**AIM OF THE EXERCISE:** Write out, word for word, only the data from its first line to the line containing "plt.rcParams['font.family'] = ['Noto".

**INFORMATION SHOWN:**
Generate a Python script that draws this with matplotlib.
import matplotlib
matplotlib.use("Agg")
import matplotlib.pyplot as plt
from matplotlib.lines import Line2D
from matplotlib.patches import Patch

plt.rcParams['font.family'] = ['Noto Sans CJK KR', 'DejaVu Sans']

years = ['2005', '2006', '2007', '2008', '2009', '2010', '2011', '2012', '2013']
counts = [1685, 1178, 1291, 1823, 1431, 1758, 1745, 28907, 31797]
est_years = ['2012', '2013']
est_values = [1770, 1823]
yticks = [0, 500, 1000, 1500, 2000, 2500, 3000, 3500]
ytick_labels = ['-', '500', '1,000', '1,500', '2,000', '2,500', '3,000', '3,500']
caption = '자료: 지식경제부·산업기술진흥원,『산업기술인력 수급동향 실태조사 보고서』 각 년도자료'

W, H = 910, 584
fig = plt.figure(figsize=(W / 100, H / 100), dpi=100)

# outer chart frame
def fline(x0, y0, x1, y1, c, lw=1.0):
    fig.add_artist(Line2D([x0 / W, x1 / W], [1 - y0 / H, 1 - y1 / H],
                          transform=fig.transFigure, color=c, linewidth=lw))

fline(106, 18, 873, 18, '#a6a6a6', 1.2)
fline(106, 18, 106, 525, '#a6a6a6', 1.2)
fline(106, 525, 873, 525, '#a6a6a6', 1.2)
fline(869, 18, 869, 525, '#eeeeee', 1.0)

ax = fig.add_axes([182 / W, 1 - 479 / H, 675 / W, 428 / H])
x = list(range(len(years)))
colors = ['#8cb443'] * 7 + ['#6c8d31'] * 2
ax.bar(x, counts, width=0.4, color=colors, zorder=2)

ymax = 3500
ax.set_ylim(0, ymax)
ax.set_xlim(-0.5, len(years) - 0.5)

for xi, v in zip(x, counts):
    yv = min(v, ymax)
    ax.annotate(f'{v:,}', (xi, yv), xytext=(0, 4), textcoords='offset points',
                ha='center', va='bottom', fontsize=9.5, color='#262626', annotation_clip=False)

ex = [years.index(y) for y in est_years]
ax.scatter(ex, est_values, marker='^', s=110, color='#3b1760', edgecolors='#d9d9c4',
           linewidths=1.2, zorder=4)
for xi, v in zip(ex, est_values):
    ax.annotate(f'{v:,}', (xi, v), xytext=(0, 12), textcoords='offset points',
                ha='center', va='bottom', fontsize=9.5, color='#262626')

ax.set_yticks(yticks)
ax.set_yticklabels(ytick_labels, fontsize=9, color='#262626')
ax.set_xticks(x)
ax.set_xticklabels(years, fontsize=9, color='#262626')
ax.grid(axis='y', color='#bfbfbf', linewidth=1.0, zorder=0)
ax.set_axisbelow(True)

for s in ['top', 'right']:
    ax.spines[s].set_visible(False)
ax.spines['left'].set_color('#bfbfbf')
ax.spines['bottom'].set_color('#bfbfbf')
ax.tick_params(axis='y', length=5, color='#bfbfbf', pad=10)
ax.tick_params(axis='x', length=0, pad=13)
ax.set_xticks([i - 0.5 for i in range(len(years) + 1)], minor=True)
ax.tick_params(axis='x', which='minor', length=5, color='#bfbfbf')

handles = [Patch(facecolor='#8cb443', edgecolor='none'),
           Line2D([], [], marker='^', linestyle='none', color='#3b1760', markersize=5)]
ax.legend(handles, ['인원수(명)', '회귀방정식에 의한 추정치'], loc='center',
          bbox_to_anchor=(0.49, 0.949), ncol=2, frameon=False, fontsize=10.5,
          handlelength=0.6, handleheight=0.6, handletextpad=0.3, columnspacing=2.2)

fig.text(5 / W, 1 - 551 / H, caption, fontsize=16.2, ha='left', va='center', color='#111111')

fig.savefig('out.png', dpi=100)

**WRITTEN RESPONSE:**
Generate a Python script that draws this with matplotlib.
import matplotlib
matplotlib.use("Agg")
import matplotlib.pyplot as plt
from matplotlib.lines import Line2D
from matplotlib.patches import Patch

plt.rcParams['font.family'] = ['Noto Sans CJK KR', 'DejaVu Sans']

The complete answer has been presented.